* **Task to complete**
Copy everything in the listing below word for word, apart from any images.

============

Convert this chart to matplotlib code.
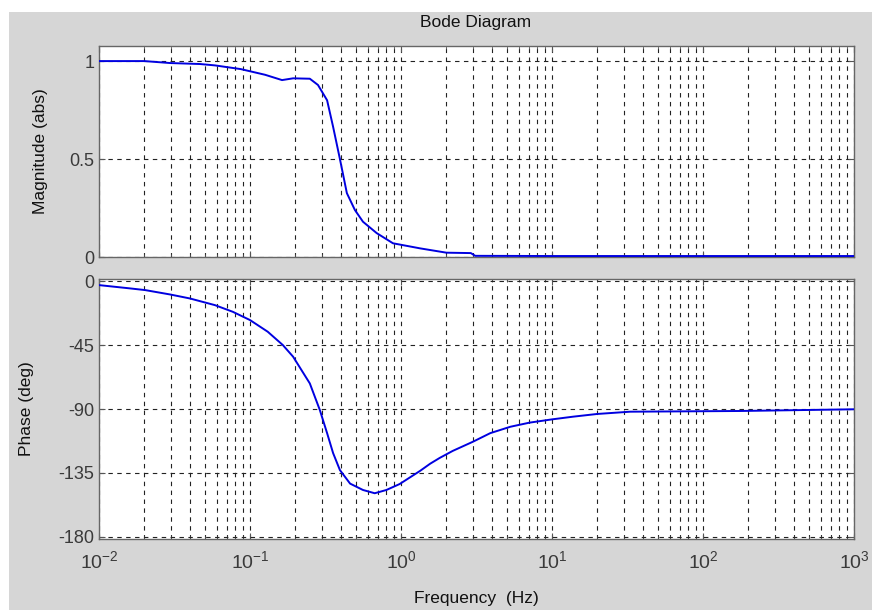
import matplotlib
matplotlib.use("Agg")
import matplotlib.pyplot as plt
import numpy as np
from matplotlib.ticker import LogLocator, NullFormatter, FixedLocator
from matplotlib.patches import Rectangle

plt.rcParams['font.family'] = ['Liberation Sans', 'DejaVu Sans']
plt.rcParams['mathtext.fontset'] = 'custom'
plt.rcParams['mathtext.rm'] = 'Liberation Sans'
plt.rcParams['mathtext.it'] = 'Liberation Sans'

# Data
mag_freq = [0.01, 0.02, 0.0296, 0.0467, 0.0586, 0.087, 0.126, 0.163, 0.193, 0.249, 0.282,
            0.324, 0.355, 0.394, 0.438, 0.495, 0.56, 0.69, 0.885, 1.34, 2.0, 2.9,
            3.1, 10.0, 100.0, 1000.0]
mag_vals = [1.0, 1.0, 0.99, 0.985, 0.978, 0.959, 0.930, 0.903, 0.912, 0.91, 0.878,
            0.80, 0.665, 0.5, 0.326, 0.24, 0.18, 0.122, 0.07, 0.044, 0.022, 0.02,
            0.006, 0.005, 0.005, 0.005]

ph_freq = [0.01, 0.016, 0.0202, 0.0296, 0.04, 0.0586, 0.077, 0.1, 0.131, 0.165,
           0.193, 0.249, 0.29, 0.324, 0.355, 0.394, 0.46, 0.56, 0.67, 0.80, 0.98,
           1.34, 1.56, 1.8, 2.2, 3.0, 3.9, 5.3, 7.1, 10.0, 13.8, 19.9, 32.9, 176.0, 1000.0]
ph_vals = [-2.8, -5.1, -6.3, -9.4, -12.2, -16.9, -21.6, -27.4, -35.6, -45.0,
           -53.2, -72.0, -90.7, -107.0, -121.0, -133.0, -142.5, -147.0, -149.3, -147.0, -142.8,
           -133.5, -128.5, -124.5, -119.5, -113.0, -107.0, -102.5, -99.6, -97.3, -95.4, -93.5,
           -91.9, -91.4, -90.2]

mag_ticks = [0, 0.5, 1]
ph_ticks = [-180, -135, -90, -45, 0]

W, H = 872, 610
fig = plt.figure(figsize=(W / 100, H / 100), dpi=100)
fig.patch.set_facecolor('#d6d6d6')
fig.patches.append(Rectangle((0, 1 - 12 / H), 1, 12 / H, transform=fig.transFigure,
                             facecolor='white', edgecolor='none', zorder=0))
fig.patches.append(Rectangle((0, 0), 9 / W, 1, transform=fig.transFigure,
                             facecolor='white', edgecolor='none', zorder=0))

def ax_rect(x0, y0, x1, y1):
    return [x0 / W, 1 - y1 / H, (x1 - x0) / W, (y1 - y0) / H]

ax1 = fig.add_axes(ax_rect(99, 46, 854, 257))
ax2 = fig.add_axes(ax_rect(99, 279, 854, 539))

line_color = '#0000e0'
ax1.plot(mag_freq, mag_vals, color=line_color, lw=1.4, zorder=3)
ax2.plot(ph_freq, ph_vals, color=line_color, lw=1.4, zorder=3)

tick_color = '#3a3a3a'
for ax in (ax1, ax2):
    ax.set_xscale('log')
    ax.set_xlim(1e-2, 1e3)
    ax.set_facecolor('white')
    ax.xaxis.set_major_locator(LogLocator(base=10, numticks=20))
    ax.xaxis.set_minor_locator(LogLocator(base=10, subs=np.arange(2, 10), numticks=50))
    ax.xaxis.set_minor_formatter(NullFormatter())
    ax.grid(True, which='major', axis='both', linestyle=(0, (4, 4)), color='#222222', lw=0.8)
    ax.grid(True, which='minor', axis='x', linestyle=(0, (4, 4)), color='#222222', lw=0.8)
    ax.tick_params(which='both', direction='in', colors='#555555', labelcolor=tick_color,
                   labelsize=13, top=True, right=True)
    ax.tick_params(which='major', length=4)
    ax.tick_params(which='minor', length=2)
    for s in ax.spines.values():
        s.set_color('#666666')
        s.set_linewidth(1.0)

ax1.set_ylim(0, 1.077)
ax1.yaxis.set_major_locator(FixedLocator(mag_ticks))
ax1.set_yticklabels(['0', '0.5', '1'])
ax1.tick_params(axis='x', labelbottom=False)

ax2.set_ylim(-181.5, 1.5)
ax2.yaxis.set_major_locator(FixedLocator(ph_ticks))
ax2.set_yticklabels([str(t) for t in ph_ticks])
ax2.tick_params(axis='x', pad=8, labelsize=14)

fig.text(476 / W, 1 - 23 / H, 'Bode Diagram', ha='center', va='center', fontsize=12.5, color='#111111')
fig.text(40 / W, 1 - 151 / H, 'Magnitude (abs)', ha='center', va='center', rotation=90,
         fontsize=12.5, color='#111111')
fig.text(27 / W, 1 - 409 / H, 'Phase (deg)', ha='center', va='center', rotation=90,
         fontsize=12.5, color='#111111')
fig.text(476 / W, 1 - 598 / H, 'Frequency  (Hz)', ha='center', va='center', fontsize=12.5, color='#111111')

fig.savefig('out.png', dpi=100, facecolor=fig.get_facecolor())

============

* **Solved problem**
Convert this chart to matplotlib code.
import matplotlib
matplotlib.use("Agg")
import matplotlib.pyplot as plt
import numpy as np
from matplotlib.ticker import LogLocator, NullFormatter, FixedLocator
from matplotlib.patches import Rectangle

plt.rcParams['font.family'] = ['Liberation Sans', 'DejaVu Sans']
plt.rcParams['mathtext.fontset'] = 'custom'
plt.rcParams['mathtext.rm'] = 'Liberation Sans'
plt.rcParams['mathtext.it'] = 'Liberation Sans'

# Data
mag_freq = [0.01, 0.02, 0.0296, 0.0467, 0.0586, 0.087, 0.126, 0.163, 0.193, 0.249, 0.282,
            0.324, 0.355, 0.394, 0.438, 0.495, 0.56, 0.69, 0.885, 1.34, 2.0, 2.9,
            3.1, 10.0, 100.0, 1000.0]
mag_vals = [1.0, 1.0, 0.99, 0.985, 0.978, 0.959, 0.930, 0.903, 0.912, 0.91, 0.878,
            0.80, 0.665, 0.5, 0.326, 0.24, 0.18, 0.122, 0.07, 0.044, 0.022, 0.02,
            0.006, 0.005, 0.005, 0.005]

ph_freq = [0.01, 0.016, 0.0202, 0.0296, 0.04, 0.0586, 0.077, 0.1, 0.131, 0.165,
           0.193, 0.249, 0.29, 0.324, 0.355, 0.394, 0.46, 0.56, 0.67, 0.80, 0.98,
           1.34, 1.56, 1.8, 2.2, 3.0, 3.9, 5.3, 7.1, 10.0, 13.8, 19.9, 32.9, 176.0, 1000.0]
ph_vals = [-2.8, -5.1, -6.3, -9.4, -12.2, -16.9, -21.6, -27.4, -35.6, -45.0,
           -53.2, -72.0, -90.7, -107.0, -121.0, -133.0, -142.5, -147.0, -149.3, -147.0, -142.8,
           -133.5, -128.5, -124.5, -119.5, -113.0, -107.0, -102.5, -99.6, -97.3, -95.4, -93.5,
           -91.9, -91.4, -90.2]

mag_ticks = [0, 0.5, 1]
ph_ticks = [-180, -135, -90, -45, 0]

W, H = 872, 610
fig = plt.figure(figsize=(W / 100, H / 100), dpi=100)
fig.patch.set_facecolor('#d6d6d6')
fig.patches.append(Rectangle((0, 1 - 12 / H), 1, 12 / H, transform=fig.transFigure,
                             facecolor='white', edgecolor='none', zorder=0))
fig.patches.append(Rectangle((0, 0), 9 / W, 1, transform=fig.transFigure,
                             facecolor='white', edgecolor='none', zorder=0))

def ax_rect(x0, y0, x1, y1):
    return [x0 / W, 1 - y1 / H, (x1 - x0) / W, (y1 - y0) / H]

ax1 = fig.add_axes(ax_rect(99, 46, 854, 257))
ax2 = fig.add_axes(ax_rect(99, 279, 854, 539))

line_color = '#0000e0'
ax1.plot(mag_freq, mag_vals, color=line_color, lw=1.4, zorder=3)
ax2.plot(ph_freq, ph_vals, color=line_color, lw=1.4, zorder=3)

tick_color = '#3a3a3a'
for ax in (ax1, ax2):
    ax.set_xscale('log')
    ax.set_xlim(1e-2, 1e3)
    ax.set_facecolor('white')
    ax.xaxis.set_major_locator(LogLocator(base=10, numticks=20))
    ax.xaxis.set_minor_locator(LogLocator(base=10, subs=np.arange(2, 10), numticks=50))
    ax.xaxis.set_minor_formatter(NullFormatter())
    ax.grid(True, which='major', axis='both', linestyle=(0, (4, 4)), color='#222222', lw=0.8)
    ax.grid(True, which='minor', axis='x', linestyle=(0, (4, 4)), color='#222222', lw=0.8)
    ax.tick_params(which='both', direction='in', colors='#555555', labelcolor=tick_color,
                   labelsize=13, top=True, right=True)
    ax.tick_params(which='major', length=4)
    ax.tick_params(which='minor', length=2)
    for s in ax.spines.values():
        s.set_color('#666666')
        s.set_linewidth(1.0)

ax1.set_ylim(0, 1.077)
ax1.yaxis.set_major_locator(FixedLocator(mag_ticks))
ax1.set_yticklabels(['0', '0.5', '1'])
ax1.tick_params(axis='x', labelbottom=False)

ax2.set_ylim(-181.5, 1.5)
ax2.yaxis.set_major_locator(FixedLocator(ph_ticks))
ax2.set_yticklabels([str(t) for t in ph_ticks])
ax2.tick_params(axis='x', pad=8, labelsize=14)

fig.text(476 / W, 1 - 23 / H, 'Bode Diagram', ha='center', va='center', fontsize=12.5, color='#111111')
fig.text(40 / W, 1 - 151 / H, 'Magnitude (abs)', ha='center', va='center', rotation=90,
         fontsize=12.5, color='#111111')
fig.text(27 / W, 1 - 409 / H, 'Phase (deg)', ha='center', va='center', rotation=90,
         fontsize=12.5, color='#111111')
fig.text(476 / W, 1 - 598 / H, 'Frequency  (Hz)', ha='center', va='center', fontsize=12.5, color='#111111')

fig.savefig('out.png', dpi=100, facecolor=fig.get_facecolor())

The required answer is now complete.